Suppose that $f(x,y)$ is a continuously differentiable function and $g(x,y) =xy-f(x,y)$. I know that $g$ is concave if and only if $(-f_{xx})(-f_{yy}) -(1-f_{xy}) ^{2}>0$ and $f_{xx}>0$.
Now suppose that I "travel" along the function $g$ on a path that satisfies $f_{x}=y$. Thus, along this path $f_{xy}=1$.
Is it correct that along the path the function $g$ is concave if and only if $ (-f_{xx}) (-f_{yy}) >0$ and $f_{xx}>0$ ? An explanation is much appreciated.
Of course, your "if and only if" statement is incorrect. E.g., let $$f(x,y):=x^2/2+y^2/4.$$ Then your conditions $(-f_{xx})(-f_{yy})>0$ and $f_{xx}>0$ obviously hold. Further, here $f_x(x,y)=y$ means $y=x$, and hence the concavity of $g$ along the path means that $g(x,x)$ is concave in $x$. However, $g(x,x)=x^2/4$ is strictly convex, and thus not concave, in $x$.
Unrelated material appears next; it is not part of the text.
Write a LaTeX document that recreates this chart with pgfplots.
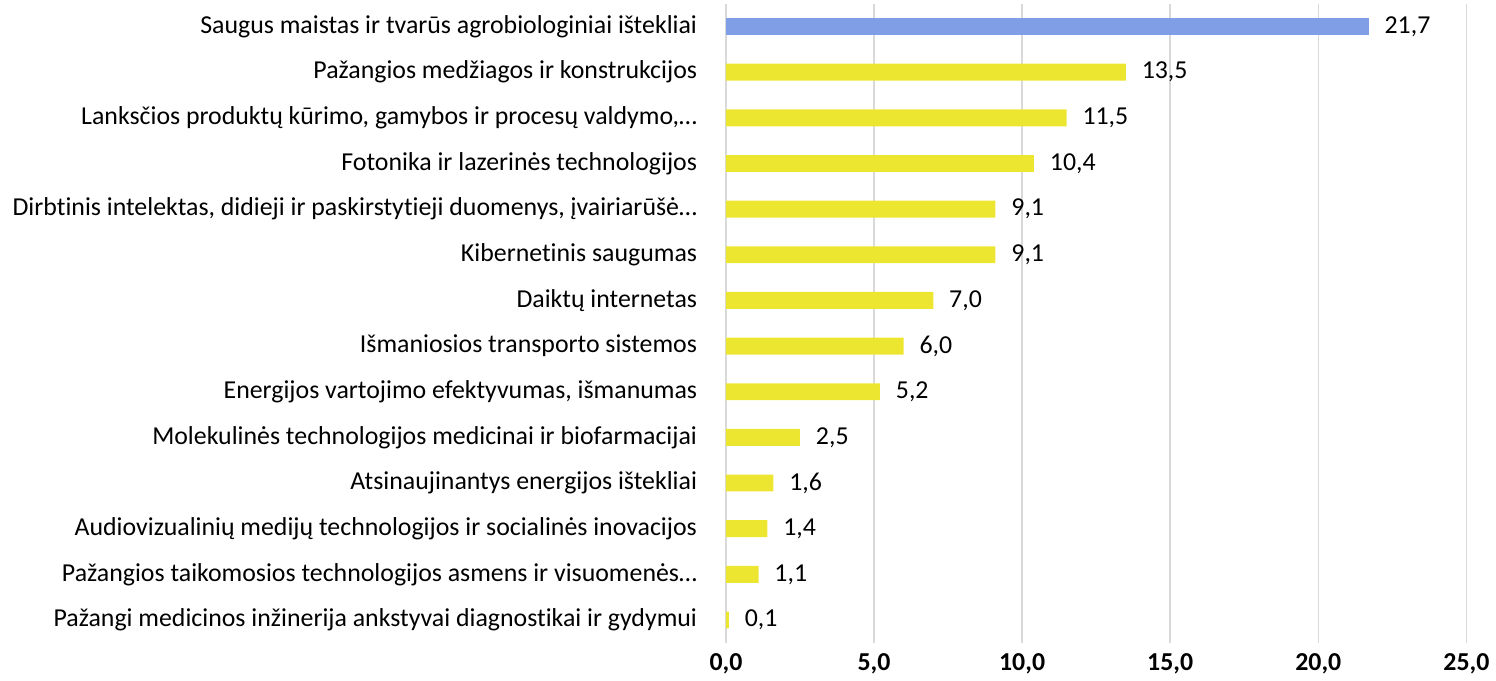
\documentclass[border=0pt]{standalone}
\usepackage{fontspec}
\setmainfont{Carlito}[Ligatures=NoCommon]
\usepackage{pgfplots}
\pgfplotsset{compat=1.18}
\definecolor{barblue}{RGB}{127,158,230}
\definecolor{baryellow}{RGB}{237,230,48}
\definecolor{gridgray}{RGB}{217,217,217}
\begin{document}
\begin{tikzpicture}
\begin{axis}[
    scale only axis,
    width=372.5pt, height=321.5pt,
    xbar, bar shift=0pt, bar width=8.5pt,
    xmin=0, xmax=25,
    xtick={0,5,10,15,20,25},
    ymin=-0.5, ymax=13.5,
    y dir=reverse,
    ytick={0,...,13},
    yticklabels={
      {Saugus maistas ir tvarūs agrobiologiniai ištekliai},
      {Pažangios medžiagos ir konstrukcijos},
      {Lanksčios produktų kūrimo, gamybos ir procesų valdymo,…},
      {Fotonika ir lazerinės technologijos},
      {Dirbtinis intelektas, didieji ir paskirstytieji duomenys, įvairiarūšė…},
      {Kibernetinis saugumas},
      {Daiktų internetas},
      {Išmaniosios transporto sistemos},
      {Energijos vartojimo efektyvumas, išmanumas},
      {Molekulinės technologijos medicinai ir biofarmacijai},
      {Atsinaujinantys energijos ištekliai},
      {Audiovizualinių medijų technologijos ir socialinės inovacijos},
      {Pažangios taikomosios technologijos asmens ir visuomenės…},
      {Pažangi medicinos inžinerija ankstyvai diagnostikai ir gydymui}},
    axis line style={draw=none},
    major tick length=0pt,
    xmajorgrids=true,
    grid style={gridgray, line width=0.75pt},
    /pgf/number format/.cd, fixed, fixed zerofill, precision=1, use comma, assume math mode=true,
    /pgfplots/.cd,
    tick label style={font=\fontsize{13}{15}\selectfont},
    xticklabel style={font=\fontsize{13}{15}\selectfont\bfseries, yshift=-2pt},
    yticklabel style={xshift=-11pt},
    nodes near coords,
    nodes near coords style={font=\fontsize{13}{15}\selectfont, anchor=west, xshift=4.5pt, text=black},
]
\addplot[fill=barblue, draw=none] coordinates {(21.7,0)};
\addplot[fill=baryellow, draw=none] coordinates {
  (13.5,1)(11.5,2)(10.4,3)(9.1,4)(9.1,5)(7.0,6)(6.0,7)
  (5.2,8)(2.5,9)(1.6,10)(1.4,11)(1.1,12)(0.1,13)};
\end{axis}
\path ([xshift=-3pt]current bounding box.west);
\path ([yshift=1.5pt]current bounding box.north);
\end{tikzpicture}
\end{document}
As for your reasoning, if you try to formalize it, avoiding terms such as "along the path" and "travel", perhaps you will see where you made mistakes. Hints: (i) $f_x(x,y(x))=y(x)$ does not imply $f_{xy}(x,y(x))=1$ (you are confusing independent and dependent variables here) and (ii) the concavity of $g(x,y)$ in $(x,y)$ means that the restriction of $g$ to every straight line is concave, and this concavity does not in general imply any kind of concavity over curved lines.